Aus Sicht von Wolfgang Heine, dem Direktor des Regionalverbands Bodensee-Oberschwaben, haben die Autoren dabei eine „strenge Rechnung“aufgestellt: Betrachtet wurden nur Baugebiete, in denen die Referenzwerte zur Dichte nicht eingehalten werden. Es gab aber auch Baugebiete, in denen Dichte-Referenzwerte übertroffen wurden. Rechnet man diese mit ein, ergibt sich oft ein ausgeglicheneres Bild. In den Ballungsräumen Stuttgart und Mittlerer Oberrhein mit Karlsruhe wurde im Schnitt weit dichter gebaut als es die Vorgaben vorsahen.

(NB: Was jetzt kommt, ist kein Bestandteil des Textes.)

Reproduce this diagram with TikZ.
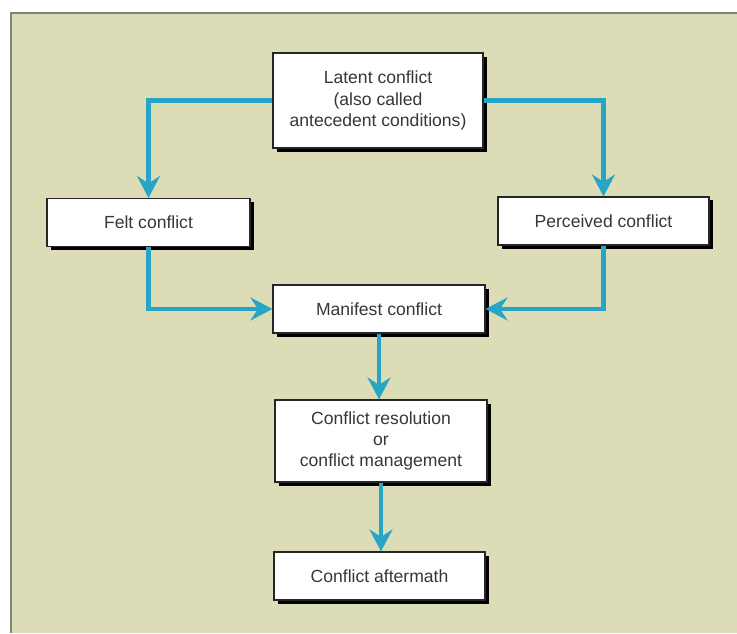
\documentclass[tikz,border=0pt]{standalone}
\usepackage{fontspec}
\setmainfont{Liberation Sans}
\usetikzlibrary{arrows.meta,shadows}
\definecolor{panelbg}{RGB}{220,220,182}
\definecolor{panelline}{RGB}{128,130,118}
\definecolor{flowblue}{RGB}{38,166,196}
\definecolor{textgray}{RGB}{55,55,55}
\begin{document}
\begin{tikzpicture}[
  box/.style={draw=black!85, line width=0.6pt, fill=white, text=textgray, align=center,
    font=\fontsize{10}{12}\selectfont, minimum width=4.22cm, minimum height=0.96cm, inner sep=0pt,
    drop shadow={shadow xshift=0.07cm, shadow yshift=-0.07cm, opacity=1, fill=black}},
  flow/.style={draw=flowblue, line width=2.3pt,
    -{Stealth[length=0.44cm, width=0.46cm, inset=0.15cm]}}
]
\useasboundingbox (0,0) rectangle (14.74,12.66);
\fill[panelbg] (0.22,0) rectangle (14.74,12.4);
\draw[panelline, line width=1.5pt] (0.22,0) -- (0.22,12.4) -- (14.74,12.4);
% boxes
\node[box, minimum width=4.2cm, minimum height=1.9cm] (latent) at (7.56,10.65)
  {Latent conflict\\(also called\\antecedent conditions)};
\node[box, minimum width=4.06cm] (felt) at (2.97,8.21) {Felt conflict};
\node[box] (perceived) at (12.07,8.24) {Perceived conflict};
\node[box, minimum width=4.24cm] (manifest) at (7.58,6.48) {Manifest conflict};
\node[box, minimum width=4.24cm, minimum height=1.64cm] (resolution) at (7.62,3.84)
  {Conflict resolution\\or\\conflict management};
\node[box] (aftermath) at (7.59,1.14) {Conflict aftermath};
% connectors
\draw[flow] (latent.west) -| (felt.north);
\draw[flow] (latent.east) -| (perceived.north);
\draw[flow] (felt.south) |- (manifest.west);
\draw[flow] (perceived.south) |- (manifest.east);
\draw[flow] (manifest.south) -- (manifest.south |- resolution.north);
\draw[flow] (resolution.south) -- (resolution.south |- aftermath.north);
\end{tikzpicture}
\end{document}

Gerade in Bodensee-Oberschwaben war der Flächenverbrauch zuletzt ein heißes Thema: Die Aufstellung
eines neuen Regionalplans hat Protest von Naturschützern, Bauernverbänden, Bürgerinitiativen und auch der Grünen hervorgerufen. Der Vorwurf: Die Raumplaner würden Fragen der Nachhaltigkeit und des Klimaschutzes ausblenden. Die Ausweisung weiterer Flächen als mögliche Baugebiete – über deren Inanspruchnahme am Ende allerdings jeweils die Kommune entscheidet – war ein zentraler Kritikpunkt. Verabschiedet wurde der neue Regionalplan dennoch, zurzeit wird er im Stuttgarter Bauministerium geprüft.
Verbandsdirektor Heine betont, dass der künftige Regionalplan den Kommunen in Bodensee-Oberschwaben erstmals Zielwerte zur Bebauungsdichte vorgeben wird. „Mit dem neuen Regionalplan wird erstmals eine Mindest-Bruttowohndichte hinterlegt“, sagt Heine.
Zwar müssen die neuen Vorgaben nicht bei jedem Bebauungsplan eingehalten werden – aber für jede Kommune im Durchschnitt. „Für diejenigen, die nur Einfamilienhäuser mit Garten planen, wird es auf Dauer eng.“
Barbara Herzig, eine Koordinatorin des Protests gegen den Regionalplan, lobt zwar, die Untersuchung der Regionalverbände schaffe Berechnungsgrundlagen und Vergleichsmöglichkeiten, und es sei gut, wenn im Endeffekt die Wohndichte erhöht werde. Am Kernkritikpunkt ändere das aber nichts: „Die Zahlen zum Flächenverbrauch werden nach wie vor nicht in Bezug gesetzt zu den Klimazielen, die wir erreichen müssen und die auch die Landesregierung erreichen will, und es gibt derzeit offenbar keine befugte – den Regionalverbänden übergeordnete – Ebene, die diese Ziele auch durchsetzt.“Die Regionalplan-Gegner stören sich daran, dass das Bauministerium in Stuttgart den künftigen Regionalplan nur daraufhin prüft, ob er rechtlich korrekt ist, ihn aber nicht inhaltlich bewertet.
Dabei haben Grüne und CDU im Land die „Netto-Null“beim Flächenverbrauch in ihren Koalitionsvertrag geschrieben. „Bezahlbares Wohnen und Flächensparen ist kein Widerspruch“, betont Bau-Staatssekretärin Andrea Lindlohr (Grüne). „Wir können brachliegende Potenziale aktivieren, um das knappe Gut Boden sozial gerecht, ressourcensparend und klimaschützend zu nutzen.“Das ist auch nötig: Für den Zeitraum 2021 bis 2025 rechnet das Ministerium mit einem jährlichen Bedarf an 32 000 neuen Wohnungen im Land.
Die Verdichtung als Alternative zu neuen Baugebieten stößt aber nicht überall auf Gegenliebe. Das zeigt ein Beispiel aus dem Ostalbkreis: Im Ortskern von Westhausen sollen auf einer Freifläche drei Mehrfamilienhäuser mit 32 Wohnungen entstehen. Nachbarn fürchten deswegen zusätzlichen Verkehr und Lärm. Das Projekt, beklagte eine Bürgerinitiative im vergangenen Sommer, füge sich nicht harmonisch in die bestehende Bebauung ein. Im Umfeld stehen bislang vorwiegend Einfamilienhäuser.